The Open Media Foundation (OMF) is an American, non-profit, charitable, multimedia organization that provides the means necessary for people to create, edit, and share their visions across various media platforms. OMF's main goal is to put the power of media into the hands of community members who otherwise would not have the fiscal means of doing so.  They provide communications services to nonprofit and public sector organizations (primarily web and video production), training in media and technology, and access to media tools and resources, primarily through Denver Open Media.

In December, 2018, the city of Denver revoked the public access contract from OMF, despite significant and months long public outcry  from community members to keep the contract with OMF. As of 2019, OMF's community media arm, Denver Open Media, operates an FM Radio station on 92.9FM and 89.3HD3 and on-line video outlet/stream at denveropenmedia.org.
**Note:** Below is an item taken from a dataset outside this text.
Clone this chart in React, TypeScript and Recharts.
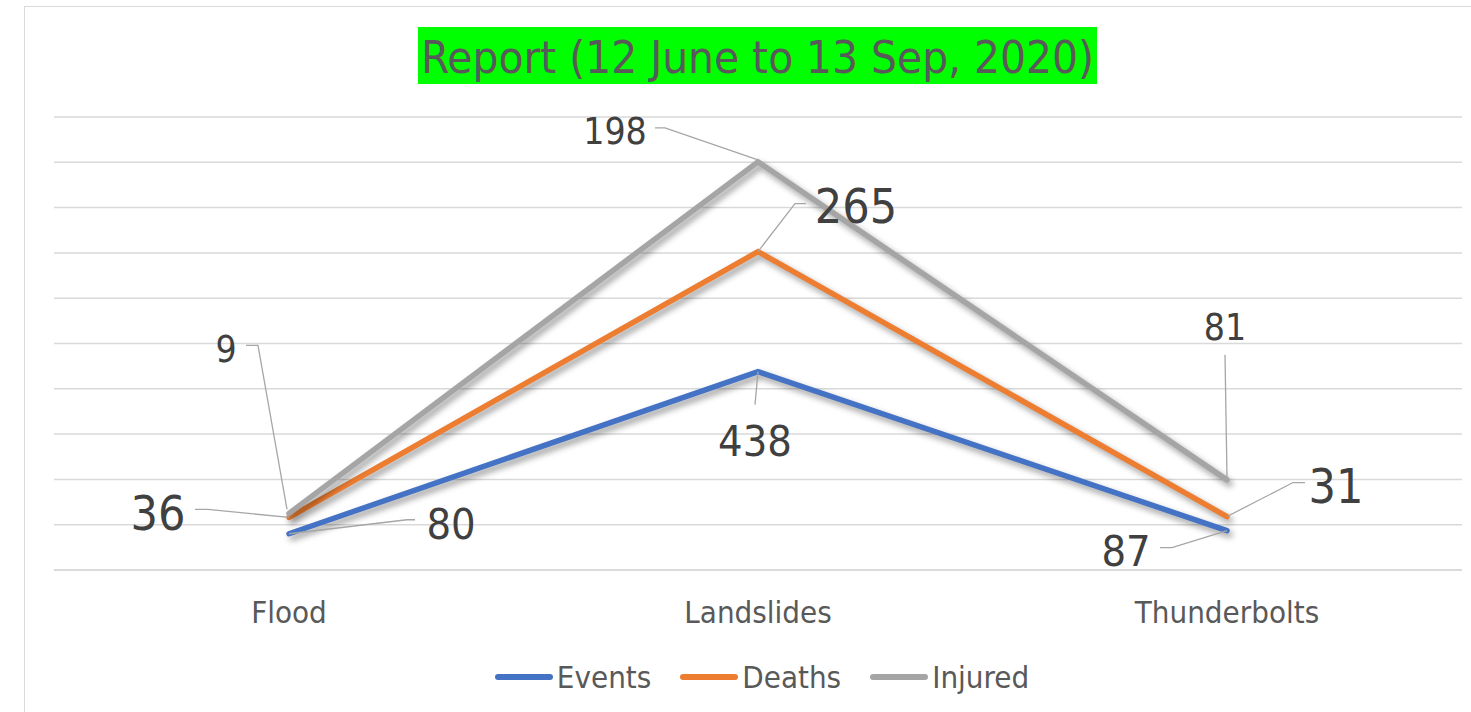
import React from "react";
import { AreaChart, Area, XAxis, YAxis, CartesianGrid, Legend, LabelList } from "recharts";

// values (stacked lines, Excel style)
const categories = ["Flood", "Landslides", "Thunderbolts"];
const events = [80, 438, 87];
const deaths = [36, 265, 31];
const injured = [9, 198, 81];
const yTicks = [0, 100, 200, 300, 400, 500, 600, 700, 800, 900, 1000];

const data = categories.map((name, i) => ({
  name,
  events: events[i],
  deaths: deaths[i],
  injured: injured[i],
}));

const FONT = "'DejaVu Sans Condensed', 'DejaVu Sans', sans-serif";
const TEXT = "#595959";

// callout placement for each data label: text centre offset and leader path, relative to the point
const labelLayout: Record<string, { dx: number; dy: number; path: number[][] }[]> = {
  events: [
    { dx: 162, dy: -10, path: [[0, 0], [118, -14], [126, -14]] },
    { dx: -3, dy: 69, path: [[0, 0], [-3, 33]] },
    { dx: -101, dy: 20, path: [[0, 0], [-55, 17], [-67, 17]] },
  ],
  deaths: [
    { dx: -131, dy: -5, path: [[0, 0], [-81, -8], [-94, -8]] },
    { dx: 98, dy: -46, path: [[0, 0], [37, -48], [48, -48]] },
    { dx: 109, dy: -31, path: [[0, 0], [66, -34], [78, -34]] },
  ],
  injured: [
    { dx: -63, dy: -165, path: [[-2, -4], [-31, -168], [-43, -168]] },
    { dx: -143, dy: -31, path: [[0, -2], [-93, -34], [-103, -34]] },
    { dx: -2, dy: -153, path: [[0, -2], [-2, -125]] },
  ],
};

const series = [
  { key: "events", label: "Events", color: "#4472C4", values: events, fontSize: 43 },
  { key: "deaths", label: "Deaths", color: "#ED7D31", values: deaths, fontSize: 48 },
  { key: "injured", label: "Injured", color: "#A5A5A5", values: injured, fontSize: 37 },
];

function makeLabel(key: string, values: number[], fontSize: number) {
  return (props: any) => {
    const x = props.x ?? props.viewBox?.x;
    const y = props.y ?? props.viewBox?.y;
    const lay = labelLayout[key][props.index];
    if (x == null || y == null || !lay) return null;
    const pts = lay.path.map(([a, b]) => `${x + a},${y + b}`).join(" ");
    return (
      <g>
        <polyline points={pts} fill="none" stroke="#a6a6a6" strokeWidth={1.3} />
        <text
          x={x + lay.dx}
          y={y + lay.dy + fontSize * 0.365}
          textAnchor="middle"
          fontSize={fontSize}
          fontFamily={FONT}
          fill="#404040"
        >
          {values[props.index]}
        </text>
      </g>
    );
  };
}

function renderLegend() {
  return (
    <div
      style={{
        height: 50,
        display: "flex",
        justifyContent: "center",
        alignItems: "center",
        paddingLeft: 8,
        fontFamily: FONT,
        fontSize: 31,
        color: TEXT,
      }}
    >
      {series.map((s, i) => (
        <div
          key={s.key}
          style={{ display: "flex", alignItems: "center", marginRight: i < series.length - 1 ? 29 : 0 }}
        >
          <span style={{ width: 58, height: 6, borderRadius: 3, background: s.color, display: "inline-block" }} />
          <span style={{ marginLeft: 4 }}>{s.label}</span>
        </div>
      ))}
    </div>
  );
}

export default function App() {
  return (
    <div style={{ position: "absolute", left: 0, top: 0, width: 1471, height: 712, overflow: "hidden", background: "#fff" }}>
      <style>{`.recharts-area-curve { filter: drop-shadow(3px 4px 3px rgba(0,0,0,0.4)); }`}</style>
      <div
        style={{
          position: "absolute",
          left: 24,
          top: 6,
          width: 1600,
          height: 800,
          border: "1.5px solid #d9d9d9",
        }}
      />
      <svg style={{ position: "absolute", left: 418, top: 27 }} width={679} height={57}>
        <rect width={679} height={57} fill="#00ff00" />
        <text
          x={3}
          y={46}
          fontSize={45}
          fontFamily={FONT}
          fill={TEXT}
          textLength={673}
          lengthAdjust="spacingAndGlyphs"
        >
          Report (12 June to 13 Sep, 2020)
        </text>
      </svg>
      <div style={{ position: "absolute", left: 0, top: 0 }}>
        <AreaChart width={1471} height={712} data={data} margin={{ top: 117, right: 9, left: 54, bottom: 10 }}>
          <CartesianGrid vertical={false} stroke="#d9d9d9" strokeWidth={1.5} />
          <XAxis
            dataKey="name"
            height={82}
            padding={{ left: 235, right: 235 }}
            tickLine={false}
            axisLine={{ stroke: "#d9d9d9", strokeWidth: 1.5 }}
            tickMargin={25}
            tick={{ fill: TEXT, fontSize: 31, fontFamily: FONT }}
          />
          <YAxis hide domain={[0, 1000]} ticks={yTicks} />
          <Legend verticalAlign="bottom" height={50} content={renderLegend} />
          {series.map((s) => (
            <Area
              key={s.key}
              type="linear"
              dataKey={s.key}
              name={s.label}
              stackId="total"
              stroke={s.color}
              strokeWidth={5.5}
              strokeLinecap="round"
              fill="none"
              dot={false}
              activeDot={false}
              isAnimationActive={false}
            >
              <LabelList content={makeLabel(s.key, s.values, s.fontSize)} />
            </Area>
          ))}
        </AreaChart>
      </div>
    </div>
  );
}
About The Open Media Foundation

OMF's mission statement: to put the power of media and technology into the hands of the people in order to enable every person to actively engage their community and bring about the change they wish to see in the world.

Open Media Foundation attempts to divert some of the power away from larger media conglomerates into the hands of the people. Many people do not have access or the necessary funding to get their voices heard by the masses. OMF wants to change this by providing equipment, space, and the knowledge necessary to create what the producers desire.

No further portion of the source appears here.